Mahmoud Ali Youssouf est d’autant plus mal à l’aise pour tendre la main à l’Érythrée que jusqu’à présent il a été le tenant de la ligne la plus dure ; un faucon assumé, grand artisan [2] – avec le concours de l’Éthiopie de Meles Zenawi et de l’Administration américaine Obama - de la politique qui a permis l’isolement sur la scène internationale de l’Érythrée, en sus d’être un tenant de la manière forte à propos d’Asmara. Il faut ajouter qu’au niveau national il est réputé - sous un langage policé – pour sa ferme opposition à l’ouverture de l’espace politique ou au renforcement de la liberté de la presse (au classement mondiale de la liberté de la presse Djibouti a reculé d’un rang entre 2017 et 2018, passant de la 172ème position à la 173ème) [3].
Ses positions antérieures sur l’Érythrée l’excluent naturellement d’une participation à l’ouverture d’un canal de rapprochement avec notre voisin. Il faudra trouver pour mener ce dialogue une personnalité politique moins marquée au fer rouge par le régime d’Isaias Afeworki pour enclencher une réelle détente et créer une atmosphère propice à la réconciliation.
La Nation du jeudi 14 juin nous apprenait que notre pays était désigné pour recevoir le prix « 2018 de la paix mondiale au nom de l’humanité » délivré par l’organisation internationale la Paix Mondiale Sans Frontière. Bien que notre rédaction n’ait jamais entendu parlé de ce prix ni de cette organisation, il ne faut pas bouder les bonnes nouvelles.

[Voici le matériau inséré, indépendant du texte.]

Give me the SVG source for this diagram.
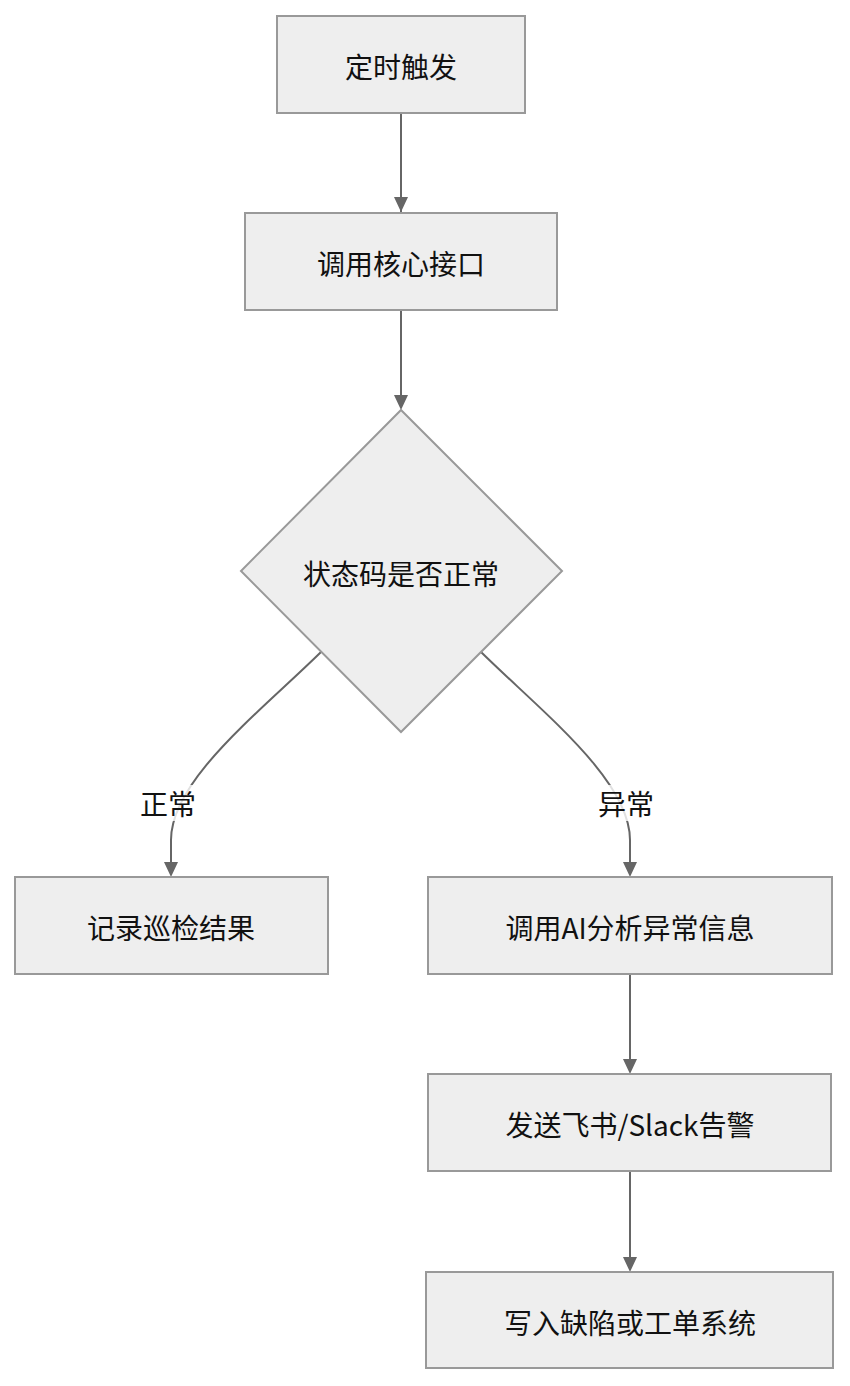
<svg xmlns="http://www.w3.org/2000/svg" width="850" height="1386" viewBox="0 0 850 1386">
<defs>
<marker id="a" viewBox="0 0 10 10" refX="9" refY="5" markerWidth="8" markerHeight="8" markerUnits="userSpaceOnUse" orient="auto"><path d="M0,0L10,5L0,10z" fill="#666"/></marker>
<style>
.n{fill:#eeeeee;stroke:#999;stroke-width:2}
.t{font-family:"Noto Sans CJK SC","Noto Sans",sans-serif;font-size:28px;fill:#111;text-anchor:middle;dominant-baseline:central}
.e{fill:none;stroke:#666;stroke-width:2}
</style>
</defs>
<rect width="850" height="1386" fill="#fff"/>
<g id="edges">
<path class="e" d="M401,113V212" marker-end="url(#a)" style="marker-end:none"/>
<path d="M394,197L401,212L408,197z" fill="#666"/>
<path class="e" d="M401,310V395"/><path d="M394,395L401,410L408,395z" fill="#666"/>
<path class="e" d="M321,652C260,712 171,780 171,840V862"/><path d="M164,862L171,877L178,862z" fill="#666"/>
<path class="e" d="M481,652C542,712 630,780 630,840V862"/><path d="M623,862L630,877L637,862z" fill="#666"/>
<path class="e" d="M630,974V1059"/><path d="M623,1059L630,1074L637,1059z" fill="#666"/>
<path class="e" d="M630,1171V1257"/><path d="M623,1257L630,1272L637,1257z" fill="#666"/>
<rect x="138" y="785" width="62" height="36" fill="#fff" opacity="0.8"/>
<text class="t" x="168" y="803">正常</text>
<rect x="595" y="785" width="62" height="36" fill="#fff" opacity="0.8"/>
<text class="t" x="626" y="803">异常</text>
</g>
<g id="n1"><rect class="n" x="277" y="16" width="248" height="97"/><text class="t" x="401" y="66">定时触发</text></g>
<g id="n2"><rect class="n" x="245" y="213" width="312" height="97"/><text class="t" x="401" y="263">调用核心接口</text></g>
<g id="n3"><polygon class="n" points="401,410 562,571 401,732 241,571"/><text class="t" x="401" y="573">状态码是否正常</text></g>
<g id="n4"><rect class="n" x="15" y="877" width="313" height="97"/><text class="t" x="171" y="927">记录巡检结果</text></g>
<g id="n5"><rect class="n" x="428" y="877" width="404" height="97"/><text class="t" x="630" y="927">调用AI分析异常信息</text></g>
<g id="n6"><rect class="n" x="428" y="1074" width="403" height="97"/><text class="t" x="630" y="1124">发送飞书/Slack告警</text></g>
<g id="n7"><rect class="n" x="426" y="1272" width="407" height="96"/><text class="t" x="630" y="1322">写入缺陷或工单系统</text></g>
</svg>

Dans le prolongement de cet esprit de concorde tant vanté pourquoi ne pas faire fi du passé et prendre le train en route... Cela ne mange pas de pain de faire le premier pas, et proposer de prendre une tasse de café dans le cadre idyllique de celle que l’on qualifie de "petite Rome" d’Afrique pour son héritage architectural préservé et très coquet de la ville d’Asmara, avec Isaias Afeworki afin de prendre le pouls de ses intentions maintenant que l’injustice qu’il ressentait - à juste titre d’ailleurs - concernant le cas de Badme a été levée ! Qui sait au bout de cette escapade pour la paix chez notre voisin se cache t-il une belle surprise au sujet non seulement du sort de nos prisonniers de guerre que pour le solutionnement de notre différend frontalier ?
Mahdi A.
[1] « Mahmoud Ali Youssouf, ministre des affaires étrangères de Djibouti », BBC Afrique, 2 juillet 2018.
[2] La souveraineté de Djibouti sur le Ras Doumeira et l’île de Doumeira, ministère des Affaires étrangères de la République de Djibouti, décembre 2009.
[3] « Classement mondiale de la liberté de la presse Djibouti », Reporters sans frontières, 25 avril 2018.